Data lakes are scalable central repositories that can withhold large amounts of raw data. This data can be organized and assigned the proper metadata. However, it doesn’t structure or process the data. It simply serves as an ideal environment to manage the raw data until it’s needed. This organization is what prevents a data lake from turning into a swamp.
How Does a Data Swamp Start?
The advantage of utilizing a data lake storage method is that it allows storing any type of data. Whether IoT device, social media data, or machine learning from log files, anything can go into a data lake. Mainly, the schema is determined only when the data is read.
In contrast, the schema of a traditional data warehouse is set before any data is being written. While this ensures that the information is appropriately stored and organized, it introduces restrictions and limits for data that may not have been accounted for. It also requires data to go through a data extraction process like ETL (Extract Transform, Load) or ELT.

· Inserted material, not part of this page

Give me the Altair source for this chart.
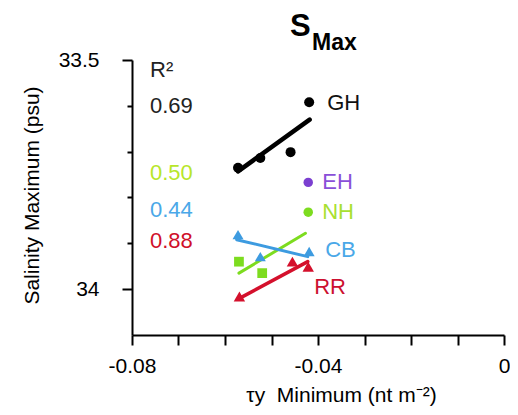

So how does a data lake turn into a data swamp? A data lake can quickly turn into a data swamp when unorganized data without precise metadata is introduced into the system. This can quickly flood the storage system with useless and irrelevant data that clutters the system and makes retrieval difficult.
This can happen in several different ways:
- The data lake lacks proper protocols and guidelines for organizing and filtering data. This can lead to a build-up of old and irrelevant data.
- A data extraction process like ETL/ELT (Extract, Load, Transform) is improperly set up or integrated. ELT takes company data and essentially creates an identical copy, so if the process isn’t properly implemented, it will quickly flood the data lake with unidentifiable mirrored data.
- The data lake becomes a dumping ground for inapplicable or unrelated data.
How Do You Dry a Data Swamp?
So, how can you clean up a data swamp and transform it back into a pristine data lake? Here are several guidelines:
Implement proper processes and guidelines: First off, be sure your existing protocols are doing their job. Without clear-cut guidelines, you will have a neverending stream of irrelevant and unorganized data. Initial protocols should serve as a filter to ensure only valuable data makes its way into the storage system. Additionally, it should be assigned the proper metadata to be located and called when needed.
Keep it relevant: Don’t hoard data if it isn’t relevant. Establish parameters to remove and clean up old and outdated data. This can be done by establishing processes to ensure the lake accepts only certain data. The obtained data should have a clear purpose and role to help prevent the hoarding of useless information. This, of course, should be balanced with the notion of a data lake storing data that may not be in immediate use but kept in a raw form for future use.
Establish necessities and goals: Just because you can collect any type of data doesn’t mean you should. Establish clear intent on what kind of data you want to collect and the goals achieved with it. Ask yourself what kind of reports and insights you are looking to gather. Then, stick to collecting the relevant data. This will help ensure your data lake doesn’t fill with irrelevant or useless information.
Know where you have sensitive data and control it: It is one thing to hoard useless performance data, but hoarding sensitive data can also be a liability in terms of legal obligations, compliance, and security risks. Therefore, you must always know where you have sensitive data within your data stores (by performing continuous data classification on it). It is then vital to have clear data access policies for sensitive data.
Conclusion
Data plays a vital role in today’s business landscape. Data is precious, whether it’s offering insights into the consumer’s mindset or improving efficiencies through machine learning. And that’s why it’s crucial to treat it as such. Maintaining and managing a pristine environment for your data ensures it’s adequately protected and ready for use.
In other words, just because it’s (relatively) cheap to store data and then process it doesn’t mean that you can be chaotic about your data lakes and data warehouses.